The Vermonters are so willing to be of service and it's done with a smile.
Updated Nov 19, 2002
Favorite thing: In years past I drove through Vermont on my way to the sea shore at Wells Beach in Maine nearly every week-end in the summer months. We left our tent and camping equipment installed and would leave Montreal Fri. at 5pm. and arrive at our camp site around 11pm. This was not bad on long week-ends but just for a Sat. and Sun. it was rough. We did it for the beach time and the great restaurants. We also would spend our 2 week summer vacation there as well. 'This trip' we travelled in an organized tour to see the Pratt Family Lodge in Vermont and have dinner there.
Fondest memory: We travelled on the scenic roads and saw the farms, mountains, villages and the autumn colors.
Written Feb 25, 2003
Favorite thing: Try to go to Vermont in autumn as it is the most beautiful time !!! Foliage is wonderful, going from yellow to dark red. Generally speaking, Vermont (especially the northern part) is a very beautiful to go, with hilly sceneries, forests and uncrowded places.
LAKE CHAMBLAIN area wasn't as great as I was expecting. BURLINGTON the largest city in the state is actually the only place where you'll find malls and all amenities. Being only 35000 inhabitants, it's a very very big city for locals...
South of Burlington is located SHELBURNE, where there is a very interesting open-air museum if you are into American history (very big place...lots of walking).
MONTPELIER is the state capital, very small town, but worth to go since the Capitol is really great, with gold over the roof.
For great sceneries, go to STOWE Mountain area (north-west of Montpelier), catch a gondola to the top of the mountain, and look at the great panorama.
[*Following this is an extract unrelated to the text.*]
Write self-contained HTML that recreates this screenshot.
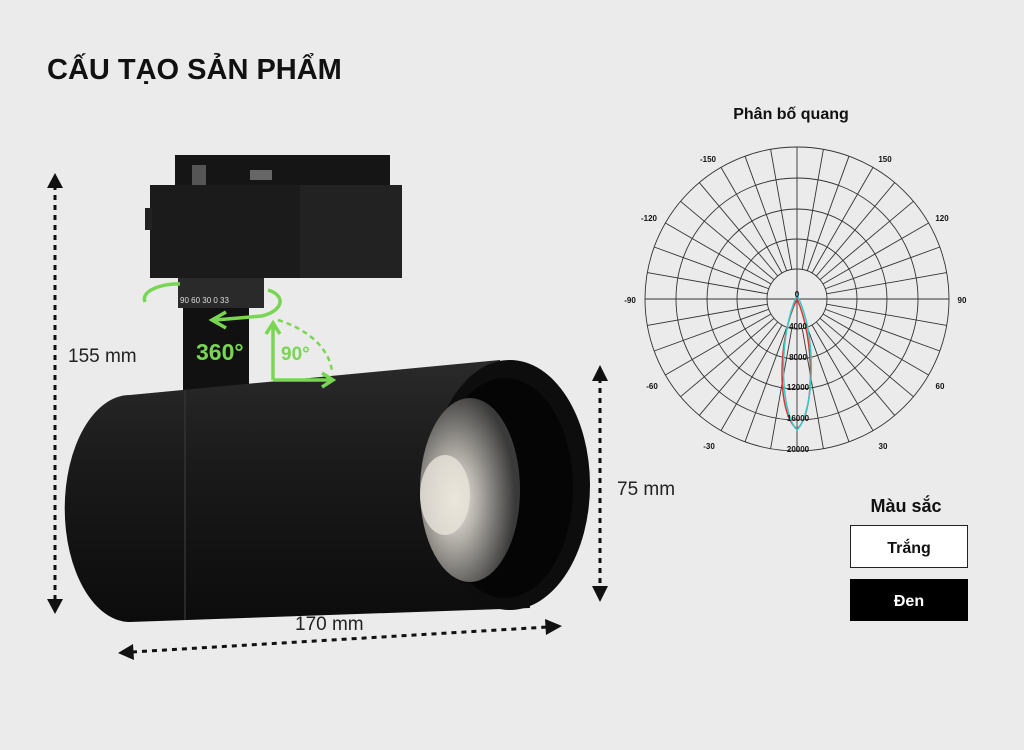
<!DOCTYPE html>
<html><head><meta charset="utf-8"><style>
body{margin:0;width:1024px;height:750px;background:#ebebeb;overflow:hidden;font-family:"Liberation Sans",sans-serif}
</style></head><body>
<svg width="1024" height="750" viewBox="0 0 1024 750" xmlns="http://www.w3.org/2000/svg" style="position:absolute;left:0;top:0">
<defs>
<radialGradient id="led" cx="0.35" cy="0.55" r="0.6"><stop offset="0" stop-color="#f4f0e6"/><stop offset="0.35" stop-color="#b9b5ae"/><stop offset="1" stop-color="#3a3a3a"/></radialGradient>
<linearGradient id="body" x1="0" y1="0" x2="0" y2="1"><stop offset="0" stop-color="#2a2a2a"/><stop offset="0.4" stop-color="#1a1a1a"/><stop offset="1" stop-color="#0c0c0c"/></linearGradient>
</defs>
<text x="47" y="79" font-size="29" font-weight="bold" fill="#111">CẤU TẠO SẢN PHẨM</text>

<rect x="175" y="155" width="215" height="35" fill="#151515"/>
<rect x="192" y="165" width="14" height="20" fill="#555"/>
<rect x="250" y="170" width="22" height="10" fill="#666"/>
<rect x="150" y="185" width="252" height="93" fill="#1b1b1b"/>
<rect x="300" y="185" width="102" height="93" fill="#222"/>
<rect x="145" y="208" width="7" height="22" fill="#222"/>
<rect x="178" y="278" width="86" height="30" fill="#2a2a2a"/>
<text x="180" y="303" font-size="8" fill="#ddd">90  60  30  0 33</text>
<rect x="183" y="308" width="66" height="95" fill="#111"/>

<path d="M130,395 L500,360 L530,608 L130,622 A65,113 0 0 1 130,395 Z" fill="url(#body)"/>
<path d="M185,390 L185,620" stroke="#333" stroke-width="1.5"/>
<ellipse cx="510" cy="485" rx="80" ry="125" fill="#0d0d0d"/>
<ellipse cx="505" cy="488" rx="68" ry="110" fill="#050505"/>
<ellipse cx="470" cy="490" rx="50" ry="92" fill="url(#led)"/>
<ellipse cx="445" cy="495" rx="25" ry="40" fill="#e8e4da" opacity="0.8"/>

<g stroke="#79d653" stroke-width="3.5" fill="none">
<path d="M145,302 C140,290 165,283 180,284"/>
<path d="M268,290 C285,295 285,310 262,316 L215,320"/>
<path d="M226,312 L212,320 L226,328"/>
<path d="M273,380 L273,325 M266,334 L273,323 L280,334"/>
<path d="M273,380 L330,380 M322,373 L333,380 L322,387"/>
<path d="M278,320 C310,330 330,350 332,372" stroke-dasharray="5,4" stroke-width="2.5"/>
</g>
<text x="196" y="360" font-size="23" font-weight="bold" fill="#79d653">360°</text>
<text x="281" y="360" font-size="19" font-weight="bold" fill="#79d653">90°</text>

<g stroke="#111" stroke-width="3" stroke-dasharray="5,5" fill="none">
<line x1="55" y1="185" x2="55" y2="603"/>
<line x1="600" y1="378" x2="600" y2="590"/>
<line x1="132" y1="652" x2="548" y2="627"/>
</g>
<g fill="#111">
<polygon points="47,188 55,173 63,188"/><polygon points="47,599 55,614 63,599"/>
<polygon points="592,381 600,365 608,381"/><polygon points="592,586 600,602 608,586"/>
<polygon points="133,644 118,653 134,660"/><polygon points="545,619 562,626 546,635"/>
</g>
<g font-size="19" fill="#222">
<text x="68" y="362">155 mm</text>
<text x="617" y="495">75 mm</text>
<text x="295" y="630">170 mm</text>
</g>

<text x="791" y="119" font-size="16" font-weight="bold" fill="#111" text-anchor="middle">Phân bố quang</text>
<g stroke="#333" stroke-width="0.9" fill="none" transform="translate(797,299)">
<circle r="30"/><circle r="60"/><circle r="90"/><circle r="121"/><circle r="152"/>
<line x1="-152" y1="0" x2="152" y2="0"/><line x1="0" y1="-152" x2="0" y2="152"/>
<g id="sp">
<line x1="30" y1="0" x2="152" y2="0" transform="rotate(10)"/>
<line x1="30" y1="0" x2="152" y2="0" transform="rotate(20)"/>
<line x1="30" y1="0" x2="152" y2="0" transform="rotate(30)"/>
<line x1="30" y1="0" x2="152" y2="0" transform="rotate(40)"/>
<line x1="30" y1="0" x2="152" y2="0" transform="rotate(50)"/>
<line x1="30" y1="0" x2="152" y2="0" transform="rotate(60)"/>
<line x1="30" y1="0" x2="152" y2="0" transform="rotate(70)"/>
<line x1="30" y1="0" x2="152" y2="0" transform="rotate(80)"/>
</g>
<use href="#sp" transform="rotate(90)"/><use href="#sp" transform="rotate(180)"/><use href="#sp" transform="rotate(270)"/>
<path d="M0,0 C-20,40 -20,115 0,130 C18,115 18,40 0,0Z" stroke="#d33" stroke-width="1.5"/>
<path d="M0,-4 C-20,40 -16,115 0,131 C16,115 22,40 0,-4Z" stroke="#3cc" stroke-width="1.5"/>
</g>
<g font-size="8" font-weight="bold" fill="#111" text-anchor="middle">
<text x="708" y="162">-150</text><text x="885" y="162">150</text>
<text x="649" y="221">-120</text><text x="942" y="221">120</text>
<text x="630" y="303">-90</text><text x="962" y="303">90</text>
<text x="652" y="389">-60</text><text x="940" y="389">60</text>
<text x="709" y="449">-30</text><text x="883" y="449">30</text>
<text x="797" y="297">0</text><text x="798" y="329">4000</text><text x="798" y="360">8000</text>
<text x="798" y="390">12000</text><text x="798" y="421">16000</text><text x="798" y="452">20000</text>
</g>

<text x="906" y="512" font-size="18" font-weight="bold" fill="#111" text-anchor="middle">Màu sắc</text>
<rect x="850.5" y="525.5" width="117" height="42" fill="#fff" stroke="#222"/>
<text x="909" y="553" font-size="16" font-weight="bold" fill="#111" text-anchor="middle">Trắng</text>
<rect x="850" y="579" width="118" height="42" fill="#000"/>
<text x="909" y="606" font-size="16" font-weight="bold" fill="#fff" text-anchor="middle">Đen</text>
</svg>
</body></html>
I drove through southern Vermont on the way to Massachussetts but I didn't find the are very attractive, except a very beautiful city called BENNINGTON. There's an obelisk in a park, surrounded by large trees which in autunmn (of course) offer wonderful colours. The city itself is pleasant.
Fondest memory: Driving on Vermont countryside roads, very few traffic, lots of nature to enjoy.